Below is a listing; write it out exactly and drop any images from it.
***** Dataset excerpt
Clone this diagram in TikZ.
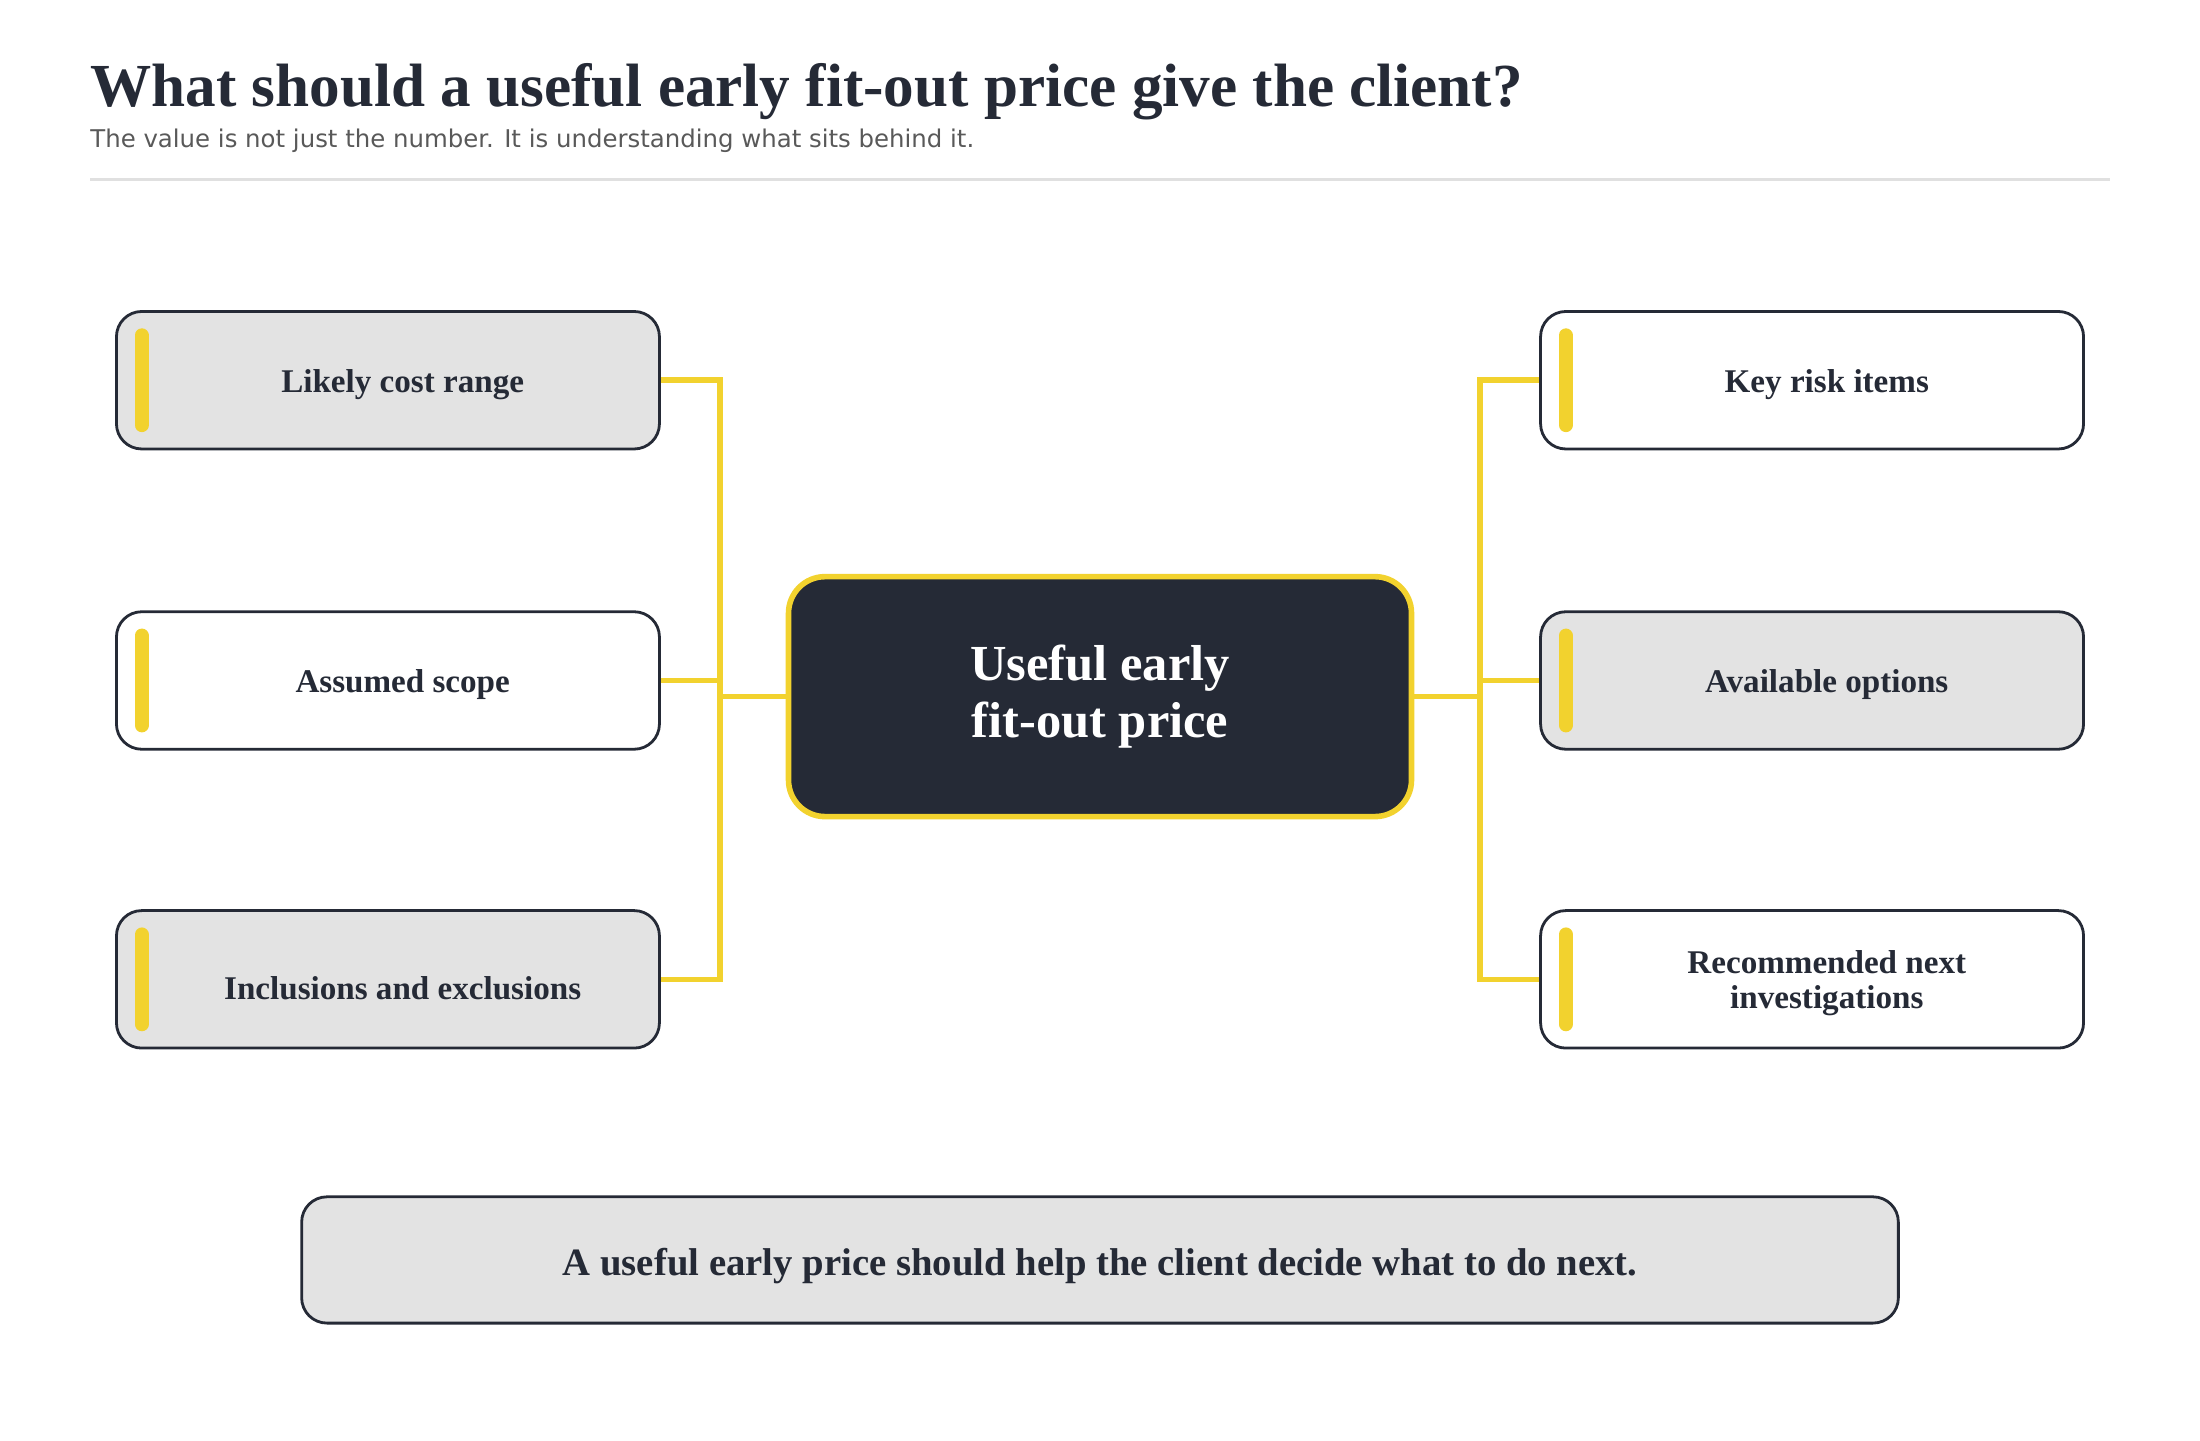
\documentclass[tikz,border=0pt]{standalone}
\usepackage{fontspec}
\setmainfont{Liberation Serif}
\newfontfamily\subf{DejaVu Sans}
\begin{document}
\begin{tikzpicture}[x=0.5pt,y=-0.5pt,
  box/.style={draw=dk, line width=1pt, rounded corners=9pt, minimum width=193.5pt, minimum height=49pt, inner sep=0pt},
  gbox/.style={box, fill=black!11},
  wbox/.style={box, fill=white},
  lab/.style={font=\bfseries\fontsize{11.8}{12}\selectfont, text=dk, align=center},
  bar/.style={line width=5pt, line cap=round, draw=yl},
  conn/.style={line width=2pt, draw=yl}]
\definecolor{dk}{HTML}{252A36}
\definecolor{yl}{HTML}{F2D22E}
\useasboundingbox (0,0) rectangle (1568,1027);
\node[anchor=base west, inner sep=0pt, font=\bfseries\fontsize{21.8}{24}\selectfont, text=dk] (T) at (64,76) {What should a useful early fit-out price give the client?};
\node[anchor=base west, inner sep=0pt, font=\subf\fontsize{8.7}{10}\selectfont, text=black!65] (S) at (64,105) {The value is not just the number. It is understanding what sits behind it.};
\draw[black!12, line width=1pt] (64,128) -- (1504,128);
\node[gbox] (L1) at (276.5,271) {};
\node[wbox] (L2) at (276.5,485) {};
\node[gbox] (L3) at (276.5,698) {};
\node[wbox] (R1) at (1291.5,271) {};
\node[gbox] (R2) at (1291.5,485) {};
\node[wbox] (R3) at (1291.5,698) {};
\foreach \n in {L1,L2,L3,R1,R2,R3}{\draw[bar] ([xshift=9.5pt,yshift=16pt]\n.west) -- ([xshift=9.5pt,yshift=-16pt]\n.west);}
\node[lab] (tL1) at (287,274) {Likely cost range};
\node[lab] (tL2) at (287,488) {Assumed scope};
\node[lab] (tL3) at (287,704) {Inclusions and exclusions};
\node[lab] (tR1) at (1302,274) {Key risk items};
\node[lab] (tR2) at (1302,488) {Available options};
\node[lab, font=\bfseries\fontsize{11.8}{12.5}\selectfont] (tR3) at (1302,701) {Recommended next\\investigations};
\node[draw=yl, line width=2pt, fill=dk, rounded corners=13pt, minimum width=222pt, minimum height=85.5pt, text=white, align=center, font=\bfseries\fontsize{18}{20.5}\selectfont] (C) at (784,496.5) {Useful early\\fit-out price};
\coordinate (lj) at (513,496.5);
\coordinate (rj) at (1055,496.5);
\draw[conn] (L1.east) -| (lj);
\draw[conn] (L3.east) -| (lj);
\draw[conn] (L2.east) -- (L2.east -| lj);
\draw[conn] (lj) -- (C.west);
\draw[conn] (R1.west) -| (rj);
\draw[conn] (R3.west) -| (rj);
\draw[conn] (R2.west) -- (R2.west -| rj);
\draw[conn] (rj) -- (C.east);
\node[gbox, minimum width=569pt, minimum height=45pt] (B) at (784,898) {};
\node[lab, font=\bfseries\fontsize{13.8}{15}\selectfont] (tB) at (784,902) {A useful early price should help the client decide what to do next.};
\end{tikzpicture}
\end{document}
**********
Correct response:
Clone this diagram in TikZ.
\documentclass[tikz,border=0pt]{standalone}
\usepackage{fontspec}
\setmainfont{Liberation Serif}
\newfontfamily\subf{DejaVu Sans}
\begin{document}
\begin{tikzpicture}[x=0.5pt,y=-0.5pt,
  box/.style={draw=dk, line width=1pt, rounded corners=9pt, minimum width=193.5pt, minimum height=49pt, inner sep=0pt},
  gbox/.style={box, fill=black!11},
  wbox/.style={box, fill=white},
  lab/.style={font=\bfseries\fontsize{11.8}{12}\selectfont, text=dk, align=center},
  bar/.style={line width=5pt, line cap=round, draw=yl},
  conn/.style={line width=2pt, draw=yl}]
\definecolor{dk}{HTML}{252A36}
\definecolor{yl}{HTML}{F2D22E}
\useasboundingbox (0,0) rectangle (1568,1027);
\node[anchor=base west, inner sep=0pt, font=\bfseries\fontsize{21.8}{24}\selectfont, text=dk] (T) at (64,76) {What should a useful early fit-out price give the client?};
\node[anchor=base west, inner sep=0pt, font=\subf\fontsize{8.7}{10}\selectfont, text=black!65] (S) at (64,105) {The value is not just the number. It is understanding what sits behind it.};
\draw[black!12, line width=1pt] (64,128) -- (1504,128);
\node[gbox] (L1) at (276.5,271) {};
\node[wbox] (L2) at (276.5,485) {};
\node[gbox] (L3) at (276.5,698) {};
\node[wbox] (R1) at (1291.5,271) {};
\node[gbox] (R2) at (1291.5,485) {};
\node[wbox] (R3) at (1291.5,698) {};
\foreach \n in {L1,L2,L3,R1,R2,R3}{\draw[bar] ([xshift=9.5pt,yshift=16pt]\n.west) -- ([xshift=9.5pt,yshift=-16pt]\n.west);}
\node[lab] (tL1) at (287,274) {Likely cost range};
\node[lab] (tL2) at (287,488) {Assumed scope};
\node[lab] (tL3) at (287,704) {Inclusions and exclusions};
\node[lab] (tR1) at (1302,274) {Key risk items};
\node[lab] (tR2) at (1302,488) {Available options};
\node[lab, font=\bfseries\fontsize{11.8}{12.5}\selectfont] (tR3) at (1302,701) {Recommended next\\investigations};
\node[draw=yl, line width=2pt, fill=dk, rounded corners=13pt, minimum width=222pt, minimum height=85.5pt, text=white, align=center, font=\bfseries\fontsize{18}{20.5}\selectfont] (C) at (784,496.5) {Useful early\\fit-out price};
\coordinate (lj) at (513,496.5);
\coordinate (rj) at (1055,496.5);
\draw[conn] (L1.east) -| (lj);
\draw[conn] (L3.east) -| (lj);
\draw[conn] (L2.east) -- (L2.east -| lj);
\draw[conn] (lj) -- (C.west);
\draw[conn] (R1.west) -| (rj);
\draw[conn] (R3.west) -| (rj);
\draw[conn] (R2.west) -- (R2.west -| rj);
\draw[conn] (rj) -- (C.east);
\node[gbox, minimum width=569pt, minimum height=45pt] (B) at (784,898) {};
\node[lab, font=\bfseries\fontsize{13.8}{15}\selectfont] (tB) at (784,902) {A useful early price should help the client decide what to do next.};
\end{tikzpicture}
\end{document}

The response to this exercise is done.